▶ [Task to complete]
Starting from the top of the material, restate each line exactly until the line that contains "linewidth=0, ax=ax, zorder=5, clip_on=False)", which is also copied. Pictures are excluded.
— START OF Data extract —
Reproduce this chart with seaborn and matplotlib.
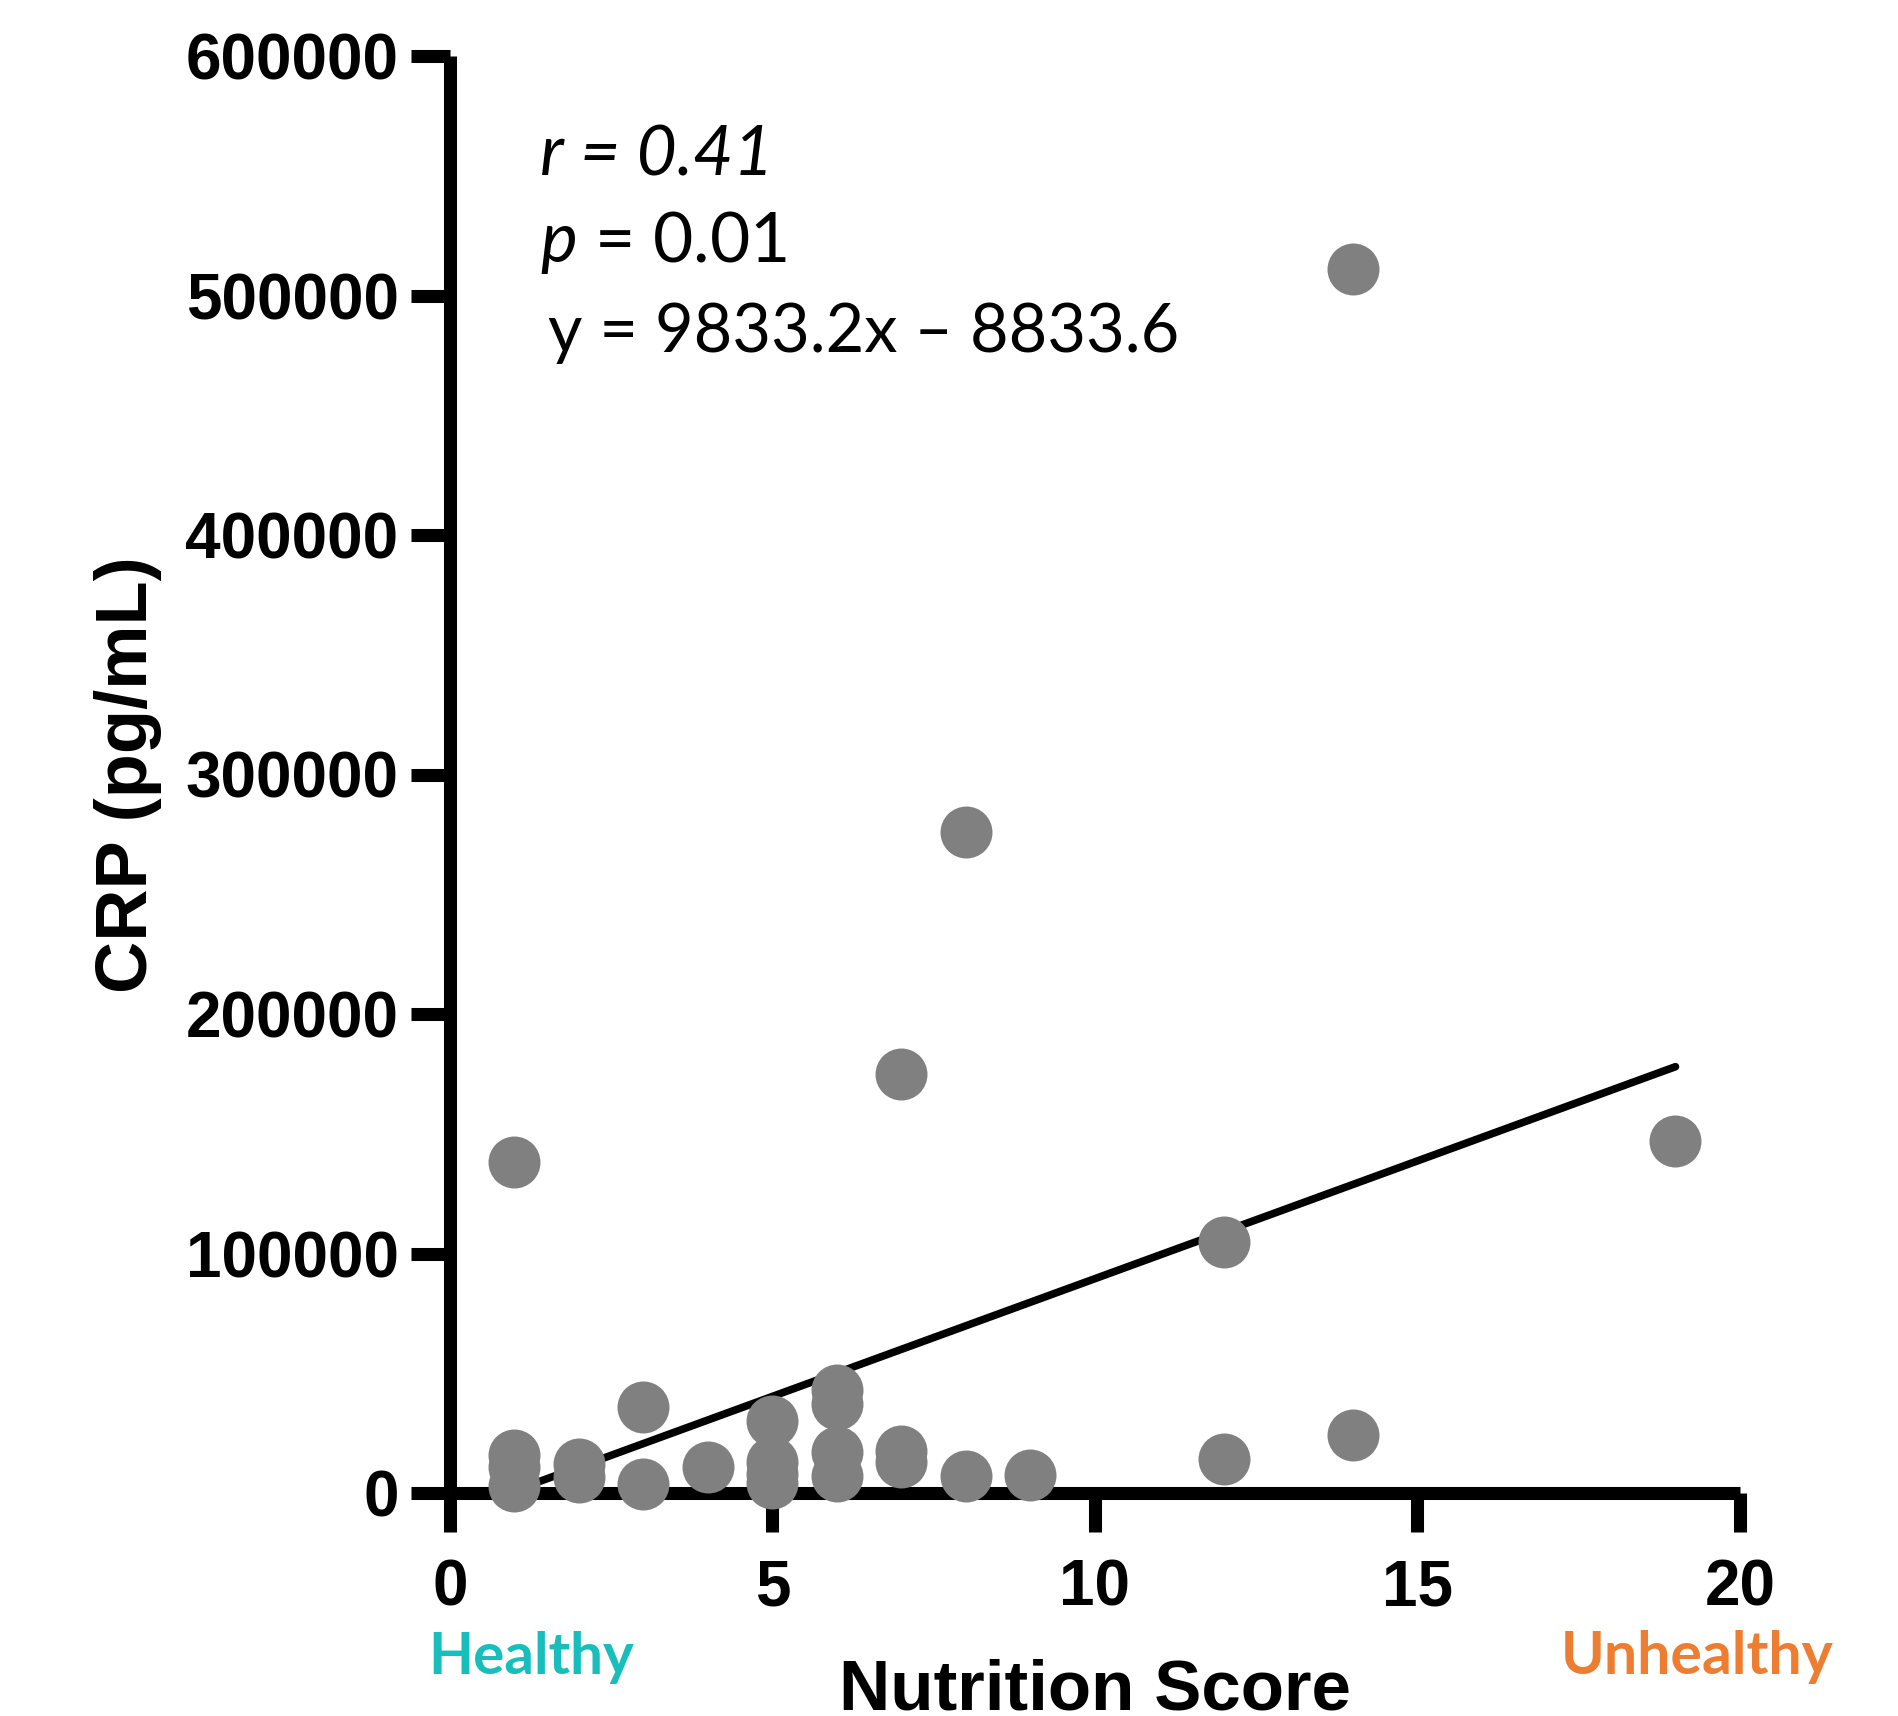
import numpy as np
import pandas as pd
import matplotlib
matplotlib.use('Agg')
import matplotlib.pyplot as plt
import seaborn as sns

# Data
nutrition_score = [1, 1, 1, 1, 2, 2, 3, 3, 4, 5, 5, 5, 5,
                   6, 6, 6, 6, 7, 7, 7, 8, 8, 9, 12, 12, 14, 14, 19]
crp = [138000, 16000, 11000, 3000, 12000, 6500, 36000, 3600, 11000,
       30000, 13000, 8000, 4000, 43000, 37000, 17000, 7000,
       175000, 17500, 13000, 276000, 7000, 7700, 105000, 14000,
       511000, 24400, 147000]

# Linear fit as printed on the chart
slope = 9833.2
intercept = -8833.6

x_ticks = [0, 5, 10, 15, 20]
y_ticks = [0, 100000, 200000, 300000, 400000, 500000, 600000]

df = pd.DataFrame({'score': nutrition_score, 'crp': crp})
line_x = np.array([min(nutrition_score), max(nutrition_score)])
line_df = pd.DataFrame({'score': line_x, 'crp': slope * line_x + intercept})

sns.set_style('ticks', {'axes.edgecolor': 'black', 'xtick.color': 'black',
                        'ytick.color': 'black', 'text.color': 'black',
                        'axes.labelcolor': 'black'})
plt.rcParams['font.family'] = ['Liberation Sans', 'DejaVu Sans']
plt.rcParams['mathtext.fontset'] = 'custom'
plt.rcParams['mathtext.rm'] = 'Lato'
plt.rcParams['mathtext.it'] = 'Lato:italic'

W, H = 1899, 1716
fig = plt.figure(figsize=(W / 100, H / 100), dpi=100)
ax = fig.add_axes([450 / W, 1 - 1493 / H, 1290 / W, 1437 / H])

sns.lineplot(data=line_df, x='score', y='crp', color='black', lw=5.5, ax=ax, zorder=3)
sns.scatterplot(data=df, x='score', y='crp', s=1400, color='#808080',
                linewidth=0, ax=ax, zorder=5, clip_on=False)

ax.set_xlim(0, 20)
ax.set_ylim(0, 600000)
ax.set_xticks(x_ticks)
ax.set_yticks(y_ticks)
ax.set_xticklabels([str(t) for t in x_ticks])
ax.set_yticklabels([str(t) for t in y_ticks])

for side in ['top', 'right']:
    ax.spines[side].set_visible(False)
for side in ['left', 'bottom']:
    ax.spines[side].set_linewidth(9.4)
    ax.spines[side].set_capstyle('butt')

ax.tick_params(axis='both', length=28, width=9.4, labelsize=46, direction='out',
               colors='black')
ax.tick_params(axis='x', pad=19)
ax.tick_params(axis='y', pad=9)
for lab in ax.get_xticklabels() + ax.get_yticklabels():
    lab.set_fontweight('bold')

ax.set_xlabel('Nutrition Score', fontsize=51, fontweight='bold', va='baseline')
ax.xaxis.set_label_coords(0.5, (1493 - 1709) / 1437)
ax.set_ylabel('CRP (pg/mL)', fontsize=52, fontweight='bold', va='center')
ax.yaxis.set_label_coords((128 - 450) / 1290, 0.5)

# Healthy / Unhealthy labels under the axis
fig.text(531 / W, 1 - 1674 / H, 'Healthy', color='#17BEBB', fontsize=42,
         fontweight='bold', family=['Lato', 'DejaVu Sans'], ha='center', va='baseline')
fig.text(1697 / W, 1 - 1674 / H, 'Unhealthy', color='#ED7D31', fontsize=42.5,
         fontweight='bold', family=['Lato', 'DejaVu Sans'], ha='center', va='baseline')

# Statistics annotation
fig.text(540 / W, 1 - 176 / H, 'r = 0.41', fontsize=50, style='italic',
         family=['Lato', 'DejaVu Sans'], va='baseline')
fig.text(540 / W, 1 - 262 / H, '$p$ = 0.01', fontsize=50,
         family=['Lato', 'DejaVu Sans'], va='baseline')
fig.text(548 / W, 1 - 352 / H, 'y = 9833.2x \u2013 8833.6', fontsize=48,
         family=['Lato', 'DejaVu Sans'], va='baseline')

fig.savefig('out.png', dpi=100)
— END OF Data extract —
▶ [Task response]
Reproduce this chart with seaborn and matplotlib.
import numpy as np
import pandas as pd
import matplotlib
matplotlib.use('Agg')
import matplotlib.pyplot as plt
import seaborn as sns

# Data
nutrition_score = [1, 1, 1, 1, 2, 2, 3, 3, 4, 5, 5, 5, 5,
                   6, 6, 6, 6, 7, 7, 7, 8, 8, 9, 12, 12, 14, 14, 19]
crp = [138000, 16000, 11000, 3000, 12000, 6500, 36000, 3600, 11000,
       30000, 13000, 8000, 4000, 43000, 37000, 17000, 7000,
       175000, 17500, 13000, 276000, 7000, 7700, 105000, 14000,
       511000, 24400, 147000]

# Linear fit as printed on the chart
slope = 9833.2
intercept = -8833.6

x_ticks = [0, 5, 10, 15, 20]
y_ticks = [0, 100000, 200000, 300000, 400000, 500000, 600000]

df = pd.DataFrame({'score': nutrition_score, 'crp': crp})
line_x = np.array([min(nutrition_score), max(nutrition_score)])
line_df = pd.DataFrame({'score': line_x, 'crp': slope * line_x + intercept})

sns.set_style('ticks', {'axes.edgecolor': 'black', 'xtick.color': 'black',
                        'ytick.color': 'black', 'text.color': 'black',
                        'axes.labelcolor': 'black'})
plt.rcParams['font.family'] = ['Liberation Sans', 'DejaVu Sans']
plt.rcParams['mathtext.fontset'] = 'custom'
plt.rcParams['mathtext.rm'] = 'Lato'
plt.rcParams['mathtext.it'] = 'Lato:italic'

W, H = 1899, 1716
fig = plt.figure(figsize=(W / 100, H / 100), dpi=100)
ax = fig.add_axes([450 / W, 1 - 1493 / H, 1290 / W, 1437 / H])

sns.lineplot(data=line_df, x='score', y='crp', color='black', lw=5.5, ax=ax, zorder=3)
sns.scatterplot(data=df, x='score', y='crp', s=1400, color='#808080',
                linewidth=0, ax=ax, zorder=5, clip_on=False)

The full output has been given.